MERMER RUTUBETİ EMİYORMUŞ
Adanın kuzeyindeki ve benim en sevdiğim yer olan Saraylar Köyü ise zengin mermer yataklarına sahip. Buradan çıkarılan beyaz ve pembe mermerler ihraç ediliyor. Mermer ocaklarının bulunduğu bölge, uzaktan bakıldığında köstebek yuvası gibi görünüyor. Ben mermer ocaklarının etrafında dolanıp, ilk kez mermer görmüş gibi davranırken, yolun kenarında beliren abi,
"Bizim ada dünyada rutubeti olmayan iki adadan biri. Neden biliyon mu? Çünkü mermer rutubeti emiyor..." iddiasında bulununca kendimi engin bir rehberlik hizmeti almış kadar iyi hissetmekle birlikte 'diğeri hangi ada acaba' diye de düşünmedim değil!.. Merkezde konaklayıp, araçla etraf köyleri keşfe çıkmak en güzeli bence. Çünkü sahildeki asırlık çınarların altındaki çay bahçelerinde sabah kahvaltısı yapmak, akşamları da burada ada halkıyla dondurma yiyerek bir muhabbete ortak olmak, koca kentte arayıp da bulamayacağınız bir şey. Bilen bilir, yemeyi içmeyi severim. Marmara Adası benim gibilere müthiş kaynaklar sunuyor. Koruk suyu içmek, ilginç bir deneyim mesela. Bir de adanın 'meşhuru' kara dutlu dondurma var. Hani küçükken yediğimizde dilimizi kıpkırmızı yapan cinsten. Midye tava ve midye dolmalar ise enfes, fazla kaçırmamak kaydıyla tabii. Marmara Adası'nda yaygın olarak adaçayı ve dağ kekiği de yetişiyor. Adaya özgü 'peynirli patlıcan' diye bir yemek de varmış ama onu bu kez tadamadım; umarım bir dahaki sefere..
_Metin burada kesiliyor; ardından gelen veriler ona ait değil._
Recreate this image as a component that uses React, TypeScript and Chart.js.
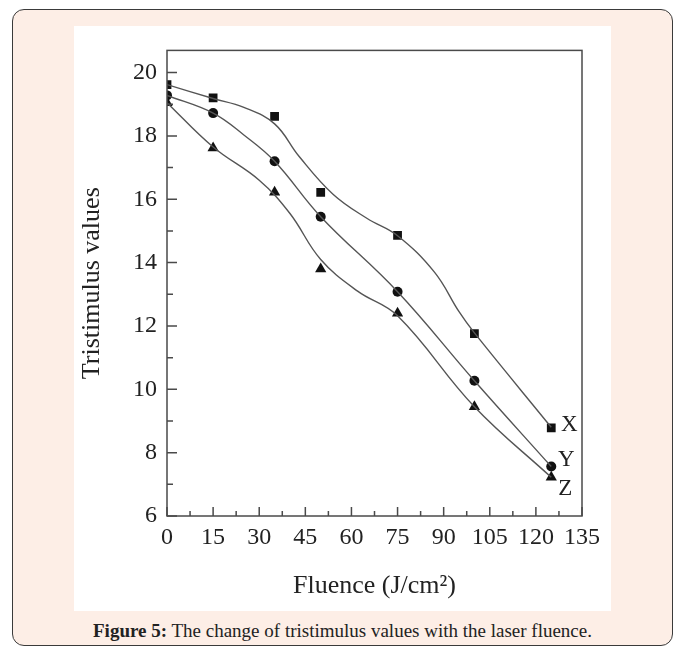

Saraylar köyünde tatile gelenlerin denize girmekten en çok hoşlandıkları yer Abruz Plajı. Uzak sahile küçük kum, yakın tarafa büyük kum deniyor. Mutlaka bir taraf rüzgarsız oluyor ve hazirandan eylül sonuna kadar sıkıntısız denize giriliyor.
NASIL GİDİLİR?
İstanbul'dan gelmeyi düşünenlerin Balıkesir'e bağlı Marmara Adası'na Bostancı ve Yenikapı'dan İDO ile 2,5 saatte ulaşması mümkün. Arabanızla gitmek isterseniz Tekirdağ'a kadar gidip, oradan özel işletmeye ait feribotlarla 1,5 saatte varıyorsunuz. Ulaşım için alternatif çok. Aracınızla direkt Saraylar köyüne ulaşmak isterseniz Tekirdağ limanından her gün saat 15.00'te kalkan Saraylar feribotuna bineceksiniz, yaklaşık 50 araç alıyor. Olmadı hemen yanından yine Çınarlı'ya kalkan teknelere binebilirsiniz.